Find a breakdown of the discussion in the session report here.
Palladium F4T, Omni Shoreham Hotel, Washington DC - 9:30 - 11:00AM
“Would you like to be anonymous where your ex-spouse, boss, renters, mooching friends and family, and the government doesn’t know your business? Our nominee service keeps your name and contact information off public records by listing a nominee name and contact information instead of yours.” Offer by U.S. corporate service provider to researchers, 2020.
Despite major improvements in beneficial ownership rules in the past years, anonymous shell companies remain one of the most common means of facilitating corruption, financial crime and global flows of dirty money. Such companies are often created and administered by professional corporate service providers who openly advertise a slew of secrecy services to international clients shopping for anonymous corporate structures. Nominee and mail-forwarding services are often a key part of the subterfuge whereby a corporate puppet obscures the identity of the puppet master.

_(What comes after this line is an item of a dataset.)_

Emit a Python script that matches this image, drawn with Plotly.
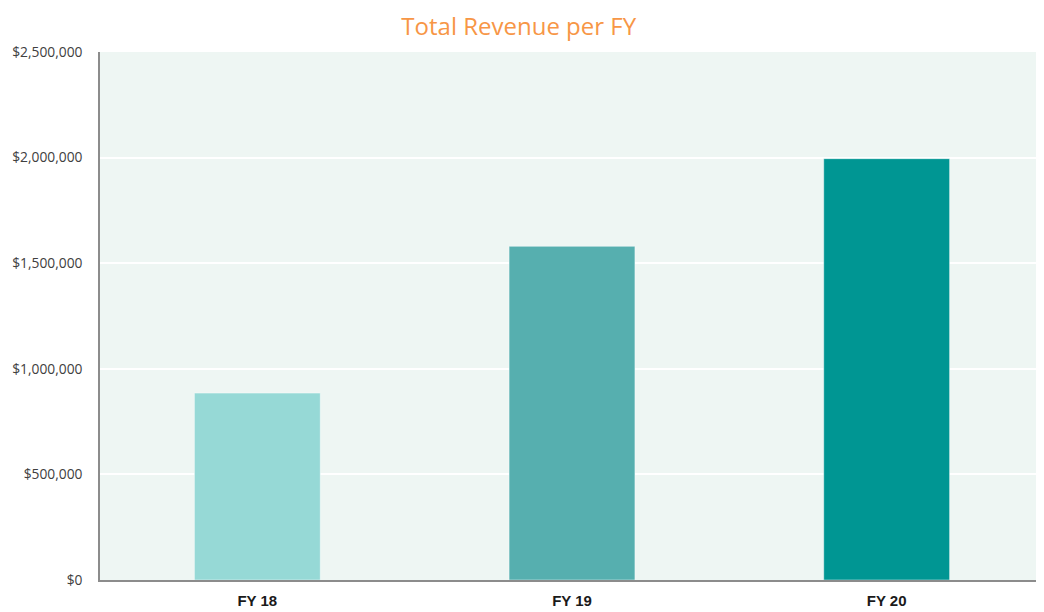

Rather than being peripheral to the broader beneficial ownership transparency agenda, these secrecy mechanisms represent a major – but largely underappreciated – point of vulnerability in the ongoing global campaign to curb the use of untraceable shell companies in financial crime. While international standards on beneficial ownership transparency by the Financial Action Task Force have been in place since 2012, and were revised in 2022, illicit corporate networks commonly split company formation, asset ownership, bank account, and professional intermediaries across different countries to exploit loopholes in national regulation - this makes it difficult for authorities in any single country to see the full picture. Marketing materials openly selling nominee and other secrecy services as a “signature for sale” are a stark reminder that beneficial ownership rules do not enforce themselves. At national levels, in many countries AML regulation of professional intermediaries is weakly enforced or does not exist at all. Company registries and beneficial ownership registries, where they exist, often only have rudimentary verification mechanisms in place to detect and sanction reporting false information, if any.
The workshop will explore these issues within the broader context of the global agenda to increase corporate transparency and improve effectiveness of beneficial ownership registries to curb financial crime. The StAR Initiative, Finance Uncovered, and TI Canada aim to promote a wide debate about how to stop the abuse of untraceable shell companies in financial crime, improve regulation of enablers, and safeguard the financial system and professions against becoming safe havens for corrupt funds.
International Anti-Corruption Conference (IACC) 2022
The International Anti-Corruption Conference (IACC) is the world’s premier global forum for bringing together heads of state, civil society, the private sector and more to tackle the increasingly sophisticated challenges posed by corruption. Established in 1983, the IACC takes place usually every two years in a different region of the world, and hosts from 800 to 2000 participants from over 140 countries worldwide.
The IACC advances the anti-corruption agenda by raising awareness and stimulating debate. It fosters networking, cross-fertilisation and the global exchange of experience that are indispensable for effective advocacy and action, on a global and national level. The conferences also promote international cooperation among government, civil society, the private sector, and citizens by providing the opportunity for face-to-face dialogue and direct liaison between representatives from the agencies and organisations taking part.